Que dit le texte ? – Aimer le Seigneur
Le dernier verset résume la séquence : Tu aimeras le Seigneur, ton Dieu, et tu garderas toujours ses observances, ses prescriptions, ses règles et ses commandements. Le commandement qui demande d’aimer Dieu de toute sa personne et au cœur de la confession de foi d’Israël (Dt 6.5), mais que signifie aimer Dieu. À partir des versets qui précèdent, nous pouvons évoquer trois pistes.
Que demande de toi le Seigneur, ton Dieu, si ce n’est que tu craignes le Seigneur, ton Dieu, en suivant toutes ses voies. Craindre le Seigneur ne signifie pas qu’on doive avoir peur de lui, mais qu’on doive prendre la foi au sérieux. Le risque qui menace tout parcourt de foi est celui de l’habitude, de ne plus s’inquiéter de l’évangile, de devenir oublieux.
Vous circoncirez donc votre cœur. La circoncision est un renoncement. Aimer Dieu, c’est renoncer à courir derrière les idoles de notre monde, idole du conformisme, de la consommation et de la satisfaction de nos envies. Circoncire notre cœur, c’est mettre Dieu à la première place dans notre histoire.
Le Seigneur défend le droit de l’orphelin et de la veuve, il aime l’immigré et lui donne du pain et un manteau. L’amour de Dieu se repère dans son attitude avec les petits. Quand le Seigneur veut savoir comment son peuple l’aime, il regarde comment il traite la veuve, l’orphelin et l’émigré.

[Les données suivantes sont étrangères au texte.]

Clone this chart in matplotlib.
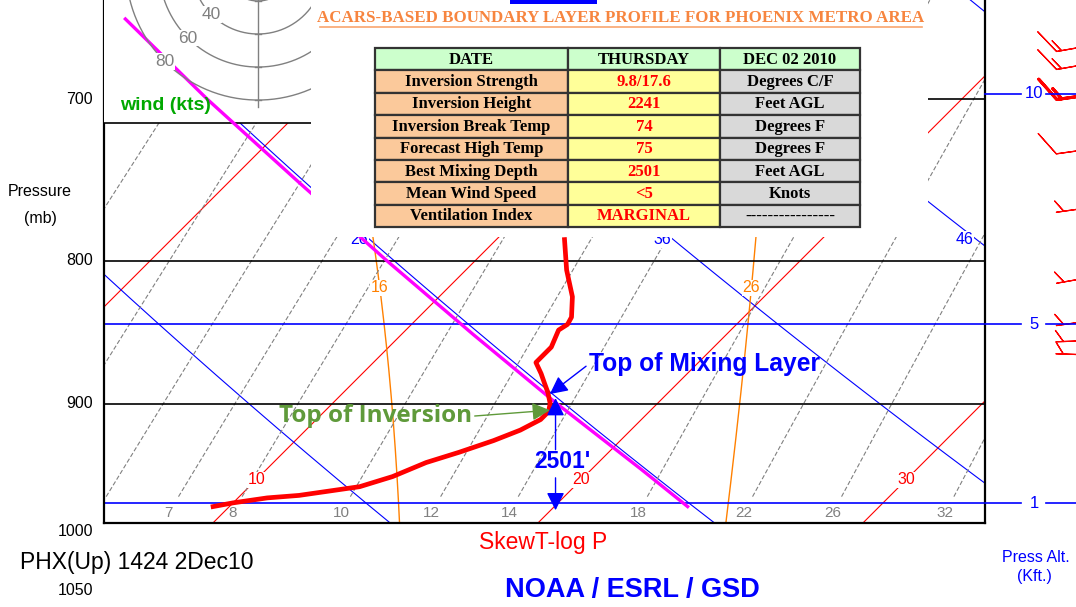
import numpy as np
import matplotlib
matplotlib.use("Agg")
import matplotlib.pyplot as plt
import matplotlib.transforms as mtransforms
from matplotlib.patches import Rectangle

plt.rcParams["font.family"] = ["Liberation Sans", "DejaVu Sans"]

# ACARS temperature profile (mb, deg C)
prof_p = [786, 806, 824, 838, 843, 847, 859, 866, 870, 878, 885, 892, 900,
          906, 912, 920, 928, 937, 945, 956, 964, 971, 973, 977, 980]
prof_t = [12.1, 13.1, 14.1, 14.7, 14.8, 14.7, 15.0, 15.0, 15.0, 15.5, 15.9, 16.3, 16.7,
          16.9, 16.9, 16.6, 16.1, 15.4, 14.7, 14.1, 13.4, 11.8, 10.9, 10.0, 9.5]

# magenta dry adiabat from the forecast high
mix_p = [655, 700, 750, 800, 850, 900, 950, 980]
mix_t = [-8.2, -3.2, 2.2, 7.3, 12.2, 16.9, 21.5, 24.1]

# background diagram
isotherms = [-10, 0, 10, 20, 30, 40]
iso_labels = [10, 20, 30]
dry_thetas = [6, 16, 26, 36, 46, 56]
dry_labels = [26, 36, 46]
moist_thetas = [16, 26]
mixing_ratios = [3, 4, 5, 6, 7, 8, 10, 12, 14, 18, 22, 26, 32]
isobars = [700, 800, 900]
press_labels = [700, 800, 900, 1000, 1050]
alt_kft = [1, 5, 10]
alt_in_plot = [1, 5]

# hodograph rings (kts)
hodo_rings = [20, 40, 60, 80]
hodo_labels = [40, 60, 80]

# wind barbs
barb_p = [668, 678, 696, 728, 764, 809, 839, 854, 865]
barb_spd = [15, 15, 15, 10, 5, 5, 5, 5, 5]
barb_dir = [260, 260, 262, 262, 262, 260, 262, 268, 272]
barb_bold = [False, False, True, False, False, False, False, False, False]

# annotations
mix_top_p, mix_top_t = 893, 16.4
inv_top_p, inv_top_t = 905, 16.9
depth_top_p, depth_t, sfc_p = 896, 16.7, 983
depth_text_p, depth_gap = 944, (935, 957)
depth_label = "2501'"

title = "ACARS-BASED BOUNDARY LAYER PROFILE FOR PHOENIX METRO AREA"
table_head = ["DATE", "THURSDAY", "DEC 02 2010"]
table_items = ["Inversion Strength", "Inversion Height", "Inversion Break Temp",
               "Forecast High Temp", "Best Mixing Depth", "Mean Wind Speed",
               "Ventilation Index"]
table_values = ["9.8/17.6", "2241", "74", "75", "2501", "<5", "MARGINAL"]
table_units = ["Degrees C/F", "Feet AGL", "Degrees F", "Degrees F", "Feet AGL",
               "Knots", "----------------"]

BLUE = "#0000ff"
RED = "#ff0000"
GRAY = "#808080"
ORANGE = "#ff8000"
MAGENTA = "#ff00ff"
GREEN = "#5f9a3a"

SKEW = 1210.0 / 32.5


def skew_x(t, p):
    return np.asarray(t, dtype=float) + SKEW * np.log(1000.0 / np.asarray(p, dtype=float))


def dry_adiabat(theta_c, p):
    return (theta_c + 273.15) * (np.asarray(p) / 1000.0) ** 0.2857 - 273.15


def mixing_dewpoint(w, p):
    e = w * np.asarray(p) / (622.0 + w)
    a = np.log(e / 6.112)
    return 243.5 * a / (17.67 - a)


def moist_adiabat(theta_w, levels):
    t = theta_w + 273.15
    out = [t]
    for i in range(1, len(levels)):
        p = levels[i - 1]
        es = 6.112 * np.exp(17.67 * (t - 273.15) / (t - 29.65))
        rs = 0.622 * es / (p - es)
        dtdp = (287.04 * t + 2.501e6 * rs) / (1005.7 + 2.501e6 ** 2 * rs * 0.622 / (287.04 * t * t)) / p
        t = t + dtdp * (levels[i] - p)
        out.append(t)
    return np.array(out) - 273.15


def kft_to_mb(h):
    return 1013.25 * (1 - 6.8756e-6 * h * 1000) ** 5.2559


W, H = 1076.0, 607.0


def fig_rect(x0, y0, x1, y1):
    return [x0 / W, 1 - y1 / H, (x1 - x0) / W, (y1 - y0) / H]


fig = plt.figure(figsize=(10.76, 6.07), dpi=100)

ax = fig.add_axes(fig_rect(104, 0, 985, 523))
ax.set_yscale("log")
ax.set_xlim(6.895, 34.003)
ax.set_ylim(993.4, 644.8)
ax.set_xticks([])
ax.set_yticks([])
ax.set_yticks([], minor=True)
for side in ["left", "right", "bottom"]:
    ax.spines[side].set_linewidth(1.6)
ax.spines["top"].set_visible(False)

pp = np.linspace(1000, 640, 200)
for t in isotherms:
    ax.plot(skew_x(np.full_like(pp, t), pp), pp, color=RED, lw=0.8, zorder=1)
for th in dry_thetas:
    ax.plot(skew_x(dry_adiabat(th, pp), pp), pp, color=BLUE, lw=0.8, zorder=1)
pm = np.linspace(1000, 640, 361)
moist_lines = {}
for th in moist_thetas:
    moist_lines[th] = moist_adiabat(th, pm)
    ax.plot(skew_x(moist_lines[th], pm), pm, color=ORANGE, lw=1.0, zorder=1)
pw = np.linspace(972, 640, 150)
for w in mixing_ratios:
    ax.plot(skew_x(mixing_dewpoint(w, pw), pw), pw, color=GRAY, lw=0.8,
            ls=(0, (4, 2)), zorder=1)
for p in isobars:
    ax.axhline(p, color="black", lw=1.2, zorder=1.5)
for h in alt_in_plot:
    ax.axhline(kft_to_mb(h), color=BLUE, lw=1.2, zorder=1.5)

lab_box = dict(fc="white", ec="none", pad=0.5)
x0, x1 = ax.get_xlim()
for t in iso_labels:
    ax.text(skew_x(t, 958.5), 958.5, str(t), color=RED, fontsize=11.5, ha="center",
            va="center", bbox=lab_box, zorder=2)
for th in dry_labels:
    ax.text(skew_x(dry_adiabat(th, 780), 780), 786, str(th), color=BLUE, fontsize=11.5,
            ha="center", va="center", bbox=lab_box, zorder=2)
for th in moist_thetas:
    tl = np.interp(818, pm[::-1], moist_lines[th][::-1])
    ax.text(skew_x(tl, 818), 818, str(th), color=ORANGE, fontsize=11.5, ha="center",
            va="center", bbox=lab_box, zorder=2)
for w in mixing_ratios:
    xl = skew_x(mixing_dewpoint(w, 985), 985)
    if x0 + 0.3 < xl < x1:
        ax.text(xl, 985, str(w), color=GRAY, fontsize=11, ha="center", va="center", zorder=2)

# white boxes pasted over the diagram (hodograph and table area)
hb = (311 - 104) / 881.0
ax.add_patch(Rectangle((0, 1 - 123 / 523.0), hb, 123 / 523.0, transform=ax.transAxes,
                       fc="white", ec="none", zorder=3))
ax.plot([0, hb], [1 - 123 / 523.0] * 2, transform=ax.transAxes, color="black", lw=1.2, zorder=3.2)
ax.add_patch(Rectangle((hb, 1 - 237 / 523.0), (928 - 311) / 881.0, 237 / 523.0,
                       transform=ax.transAxes, fc="white", ec="none", zorder=5))

ax.plot(skew_x(mix_t, mix_p), mix_p, color=MAGENTA, lw=2.4, zorder=4)
ax.plot(skew_x(prof_t, prof_p), prof_p, color=RED, lw=3.4, zorder=4.5)

head = "-|>,head_length=0.6,head_width=0.3"
ax.annotate("Top of Mixing Layer", xy=(skew_x(mix_top_t, mix_top_p), mix_top_p),
            xytext=(39, 30), textcoords="offset pixels", ha="left", va="center",
            color=BLUE, fontsize=17.7, fontweight="bold", zorder=6, annotation_clip=False,
            arrowprops=dict(arrowstyle=head, mutation_scale=18, color=BLUE, lw=1.0,
                            relpos=(0, 0.5), shrinkA=0, shrinkB=0))
ax.annotate("Top of Inversion", xy=(skew_x(inv_top_t, inv_top_p), inv_top_p),
            xytext=(-78, -6), textcoords="offset pixels", ha="right", va="center",
            color=GREEN, fontsize=17.5, fontweight="bold", fontfamily="Open Sans",
            zorder=6, annotation_clip=False,
            arrowprops=dict(arrowstyle=head, mutation_scale=18, color=GREEN, lw=1.0,
                            relpos=(1, 0.5), shrinkA=0, shrinkB=0))
dx = skew_x(depth_t, depth_top_p)
ax.annotate("", xy=(dx, depth_top_p), xytext=(dx, depth_gap[0]),
            arrowprops=dict(arrowstyle=head, mutation_scale=18, color=BLUE, lw=1.0,
                            shrinkA=0, shrinkB=0), zorder=6)
ax.annotate("", xy=(dx, sfc_p), xytext=(dx, depth_gap[1]),
            arrowprops=dict(arrowstyle=head, mutation_scale=18, color=BLUE, lw=1.0,
                            shrinkA=0, shrinkB=0), zorder=6)
ax.annotate(depth_label, xy=(dx, depth_text_p), xytext=(7, 0), textcoords="offset pixels",
            ha="center", va="center", color=BLUE, fontsize=16.5, fontweight="bold", zorder=6)

# hodograph
hx = fig.add_axes(fig_rect(104, 0, 311, 123))
hx.set_xlim(-93.3, 32.1)
hx.set_ylim(-93.9, -19.4)
hx.axis("off")
ang = np.linspace(0, 2 * np.pi, 400)
for r in hodo_rings:
    hx.plot(r * np.cos(ang), r * np.sin(ang), color=GRAY, lw=1.0)
    hx.plot([-2, 2], [-r, -r], color=GRAY, lw=1.0)
hx.plot([0, 0], [0, -84.2], color=GRAY, lw=1.0)
for r in hodo_labels:
    hx.text(-r * 0.707, -r * 0.707, str(r), color=GRAY, fontsize=12.5, ha="center",
            va="center", bbox=dict(fc="white", ec="none", pad=0.5))

# wind barbs column (station point sits past the right edge)
bx = fig.add_axes(fig_rect(985, 0, 1200, 523), sharey=ax)
bx.set_xlim(985, 1200)
bx.axis("off")
d = np.radians(barb_dir)
u = -np.array(barb_spd) * np.sin(d)
v = -np.array(barb_spd) * np.cos(d)
barb_sizes = dict(height=0.45, width=0.6, spacing=0.1, emptybarb=0.15)
for bold in [False, True]:
    sel = [i for i in range(len(barb_p)) if barb_bold[i] == bold]
    bx.barbs([1106] * len(sel), [barb_p[i] for i in sel], u[sel], v[sel], length=8.5,
             sizes=barb_sizes, color=RED, lw=2.2 if bold else 0.9)

# overlay in pixel space
ov = fig.add_axes([0, 0, 1, 1])
ov.set_xlim(0, W)
ov.set_ylim(H, 0)
ov.axis("off")
ov.set_autoscale_on(False)
py = mtransforms.blended_transform_factory(ov.transData, ax.transData)

for p in press_labels:
    ov.text(93, p, str(p), transform=py, ha="right", va="center", fontsize=11.5)
ov.text(40, 192, "Pressure", ha="center", va="center", fontsize=11.5)
ov.text(40, 218, "(mb)", ha="center", va="center", fontsize=11.5)

for h in alt_kft:
    p = kft_to_mb(h)
    ov.plot([985, 1021], [p, p], transform=py, color=BLUE, lw=1.2)
    ov.plot([1046, 1076], [p, p], transform=py, color=BLUE, lw=1.2)
    ov.text(1034, p, str(h), transform=py, ha="center", va="center", color=BLUE, fontsize=12)
ov.text(1036, 557, "Press Alt.", ha="center", va="center", color=BLUE, fontsize=11.5)
ov.text(1034, 577, "(Kft.)", ha="center", va="center", color=BLUE, fontsize=11.5)

ov.text(120, 106, "wind (kts)", ha="left", va="center", color="#00a800",
        fontsize=14, fontweight="bold")
ov.text(20, 563, "PHX(Up) 1424 2Dec10", ha="left", va="center", fontsize=16.5)
ov.text(543, 543, "SkewT-log P", ha="center", va="center", color=RED, fontsize=16.5)
ov.text(632, 590, "NOAA / ESRL / GSD", ha="center", va="center", color=BLUE,
        fontsize=19.5, fontweight="bold")

# title and summary table
ov.add_patch(Rectangle((510, 0), 87, 4, fc=BLUE, ec="none"))
ov.text(621, 18, title, ha="center", va="center", color="#f7853f", fontsize=12.2,
        fontfamily="Liberation Serif", fontweight="bold")
ov.plot([320, 922], [27, 27], color="#f9a56e", lw=1.2)

col_x = [375, 568, 720, 860]
row_y = 48
row_h = 22.4
body_fill = ["#fbc99b", "#ffff99", "#d9d9d9"]
rows = [table_head] + [[a, b, c] for a, b, c in zip(table_items, table_values, table_units)]
for r, row in enumerate(rows):
    y = row_y + r * row_h
    for c, txt in enumerate(row):
        fill = "#ccffcc" if r == 0 else body_fill[c]
        ov.add_patch(Rectangle((col_x[c], y), col_x[c + 1] - col_x[c], row_h,
                               fc=fill, ec="#333333", lw=1.6))
        tc = RED if (r > 0 and c == 1) else "black"
        ov.text((col_x[c] + col_x[c + 1]) / 2, y + row_h / 2 + 0.5, txt, ha="center",
                va="center", color=tc, fontsize=12, fontfamily="Liberation Serif",
                fontweight="bold")

fig.savefig("out.png", dpi=100)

Quel est le lien avec le passage de l’Évangile ? – Le pharisien et le péager
Le danger qui menace ceux qui essayent de suivre sérieusement la loi de Dieu est celui du pharisaïsme. Le pharisien est scrupuleux dans sa foi, mais il est fier de ses œuvres et il cultive ce que saint Augustin appelait l’orgueil de la vertu. Cela le conduit à mépriser le publicain qui n’ose pas lever les yeux au ciel.
Le défi de la foi chrétienne est de vivre selon les commandements du Deutéronome tout en se considérant comme le plus ordinaire des membres du peuple de Dieu. Celui qui sait se faire petit est grand devant Dieu.